Odd animal burials found under Shrewsbury church

An excavation around a medieval church in Sutton Farm, Shrewsbury, has unearthed the remains of a previous Anglo-Saxon church and a series of unusual animal burials that may be pre-Christian. The Church of the Holy Fathers, as it is now known, was bought from the Church of England by the Greek Orthodox Church in 1994. Built in the late 12th, early 13th century, the church had been abandoned in the late 19th century and was being used as a storage shed. The Greek Orthodox Church restored the nearly derelict Grade II-listed building and a congregation has worshipped there ever since.

The field on the west side of the church is slated for development — it will be a parking lot for a 300-home estate — and a team from Baskerville Archaeological Services was contracted to excavate the site before construction began. By the terms of the planning contract, developers Taylor Wimpey funded an archaeological survey of the parking lot site from late summer until November. The Greek Orthodox Church stepped in to fund an extension of the excavation and developers gave the archaeologists more time to explore the site.

They were able to unearth foundations of the current medieval church extending 20 feet from the modern-day walls, indicating that this small church was once much larger. Next to the medieval foundations and between 15 and 18 inches deeper under the soil, archaeologists found the stone foundations of an earlier building which they believe to be an Anglo-Saxon church. Several artifacts were discovered in a rubble pile: three garnet pins, a carved stone of indeterminate age and two coins, one of them a Charles I half farthing minted between 1624 and 1635.

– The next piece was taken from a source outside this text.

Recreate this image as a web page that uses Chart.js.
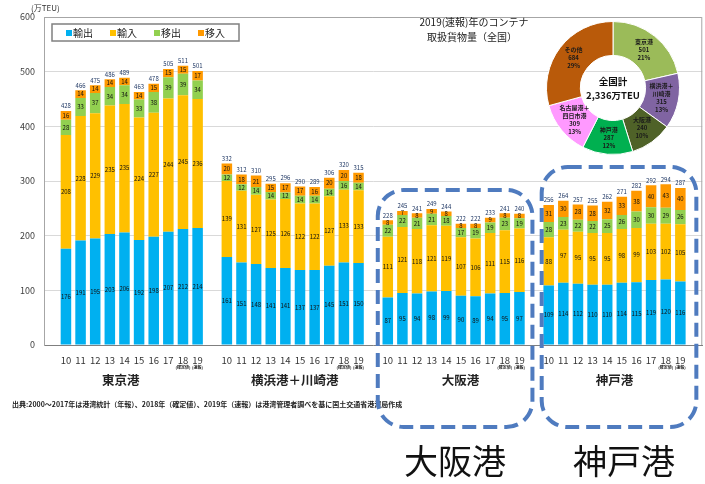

The very last day of the dig on the west side, the team unearthed a 15-section of a wooden post, likely a door post, in the layer believed to be Anglo-Saxon. This was a key discovery, because wood can be radiocarbon dated to confirm or deny whether the earlier structure does date to the Anglo-Saxon period.

On the south side of the church, archaeologists found more foundations of the medieval church. These indicate the church had a transept, the arms on either side of the nave that form the traditional cross shape. They also discovered the medieval graveyard. The remains of three people were unearthed, including an intact skeleton of a woman buried in shroud, but that’s to be expected in a churchyard. Less expected were the elaborate animal burials: the skeletons of a calf and a pig carefully posed together with yin-yang symmetry, a Stone Age flint found between the ribs of the calf, the skeletal remains of a pig laid to rest in a leather-covered wood coffin, the bones of a large female dog that died during whelping found next to the bones of six chickens, a pregnant goat and what appear to be the bones of one more dog and a large bird. Those last two have yet to be fully excavated.

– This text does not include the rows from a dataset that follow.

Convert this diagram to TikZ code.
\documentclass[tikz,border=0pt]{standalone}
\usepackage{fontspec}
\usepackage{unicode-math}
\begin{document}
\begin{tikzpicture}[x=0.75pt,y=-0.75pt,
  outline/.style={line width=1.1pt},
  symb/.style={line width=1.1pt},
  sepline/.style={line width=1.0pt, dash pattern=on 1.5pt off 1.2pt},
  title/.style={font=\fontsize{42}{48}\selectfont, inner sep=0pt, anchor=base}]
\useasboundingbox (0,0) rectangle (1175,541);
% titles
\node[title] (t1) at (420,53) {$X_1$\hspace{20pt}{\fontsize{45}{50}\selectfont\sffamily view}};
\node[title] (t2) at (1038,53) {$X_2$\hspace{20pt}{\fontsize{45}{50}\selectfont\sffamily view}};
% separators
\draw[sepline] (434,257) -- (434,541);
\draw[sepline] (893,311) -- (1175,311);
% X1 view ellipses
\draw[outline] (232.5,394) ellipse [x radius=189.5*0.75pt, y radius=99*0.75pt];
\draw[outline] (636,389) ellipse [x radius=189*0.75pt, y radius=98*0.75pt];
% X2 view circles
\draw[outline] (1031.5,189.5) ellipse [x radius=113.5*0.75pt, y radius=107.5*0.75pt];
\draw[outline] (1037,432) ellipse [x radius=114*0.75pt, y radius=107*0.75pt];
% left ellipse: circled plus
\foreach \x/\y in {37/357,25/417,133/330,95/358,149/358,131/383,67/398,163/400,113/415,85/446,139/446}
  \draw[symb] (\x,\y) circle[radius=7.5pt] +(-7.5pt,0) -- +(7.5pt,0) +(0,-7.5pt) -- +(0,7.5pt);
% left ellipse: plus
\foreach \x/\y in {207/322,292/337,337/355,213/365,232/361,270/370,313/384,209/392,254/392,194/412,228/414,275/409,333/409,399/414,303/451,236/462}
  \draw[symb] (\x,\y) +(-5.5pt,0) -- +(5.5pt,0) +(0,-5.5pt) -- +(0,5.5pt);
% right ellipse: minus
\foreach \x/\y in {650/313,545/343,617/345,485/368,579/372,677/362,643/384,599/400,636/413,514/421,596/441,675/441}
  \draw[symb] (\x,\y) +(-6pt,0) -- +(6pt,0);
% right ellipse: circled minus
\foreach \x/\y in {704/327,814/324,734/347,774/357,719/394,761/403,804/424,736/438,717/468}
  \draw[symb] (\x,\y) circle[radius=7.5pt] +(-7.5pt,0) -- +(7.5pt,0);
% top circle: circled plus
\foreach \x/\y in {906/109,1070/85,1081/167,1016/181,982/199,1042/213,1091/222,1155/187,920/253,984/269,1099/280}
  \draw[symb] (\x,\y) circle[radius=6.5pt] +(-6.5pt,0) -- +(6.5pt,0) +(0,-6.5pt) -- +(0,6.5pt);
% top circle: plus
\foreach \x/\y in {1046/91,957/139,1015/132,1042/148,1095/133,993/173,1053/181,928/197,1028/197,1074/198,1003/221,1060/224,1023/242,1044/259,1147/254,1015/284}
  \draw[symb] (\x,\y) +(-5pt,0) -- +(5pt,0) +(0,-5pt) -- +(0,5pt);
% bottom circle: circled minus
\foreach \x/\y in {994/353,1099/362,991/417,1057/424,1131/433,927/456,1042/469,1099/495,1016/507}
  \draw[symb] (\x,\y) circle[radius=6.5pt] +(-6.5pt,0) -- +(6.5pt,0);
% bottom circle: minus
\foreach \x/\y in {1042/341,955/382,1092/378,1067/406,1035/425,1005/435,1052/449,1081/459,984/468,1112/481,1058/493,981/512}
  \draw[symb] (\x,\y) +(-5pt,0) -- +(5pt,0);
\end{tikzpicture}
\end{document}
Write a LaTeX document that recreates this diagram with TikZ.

“It was a huge surprise to find these burials in a church graveyard. To find animals buried in consecrated ground is incredibly unusual because it would have been a big no no,” [Janey Green, from Baskerville Archaeological Services,] said. “The bones don’t show any signs of butchery and the animals appear to have been deliberately and carefully laid in the ground.”

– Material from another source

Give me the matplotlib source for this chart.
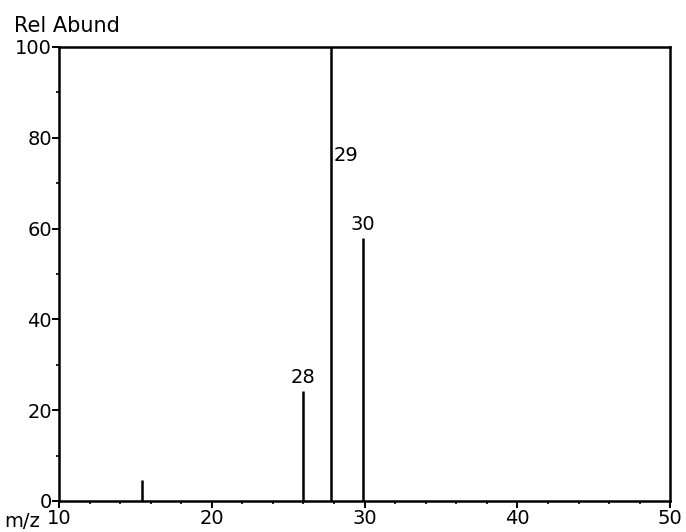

“The site is a few hundred metres from known prehistoric human burial mounds so they may be connected. Initially I thought I may have come across a whimsical Victorian burial of a beloved pet. But the Victorians usually left objects in the graves such as a collar, a letter or a posie of flowers and we haven’t found a shred of evidence of anything like that here. Neither is there evidence that the animals were fallen farm stock that were disposed of in modern times.”

Green thinks these are likely pre-Christian burials. The bones will have to be carbon dated before we can know, and it doesn’t look like they have the budget for it at this point. They’re working on it.

The parking lot is still going forward. Taylor Wimpey have agreed to seal the medieval foundations under a geotextile membrane before pouring the asphalt. This will protect them from damage and make them more easily accessible should someone in the future pick the archaeological remains over the parking lot. Meanwhile, the excavations on the south side of the church will continue. The remains, both human and animal, will be reburied at the church in a special funerary service.

5 thoughts on “Odd animal burials found under Shrewsbury church

  1. Dear Music Guy, as it reads in the article: ‘a 15-inch section [38.1cm] of an upright wooden post‘.

    Ok, less expected on the churchyard may have been the pre-Christian Anglo-Saxon buried animals. A Stone Age flint between their ribs, however, had come -I assume- ‘completely unexpected’.

    :hattip:

  2. It’s always been speculated that churches would have been built on earlier holy sites. But nobody ever seems to dig up Druids. I’ll bet they have Druids under Leicester.

  3. Must be nice to have enough 12th century churches about that you can use them as storage sheds. Would have been more interesting to see that than a lot of animal bones.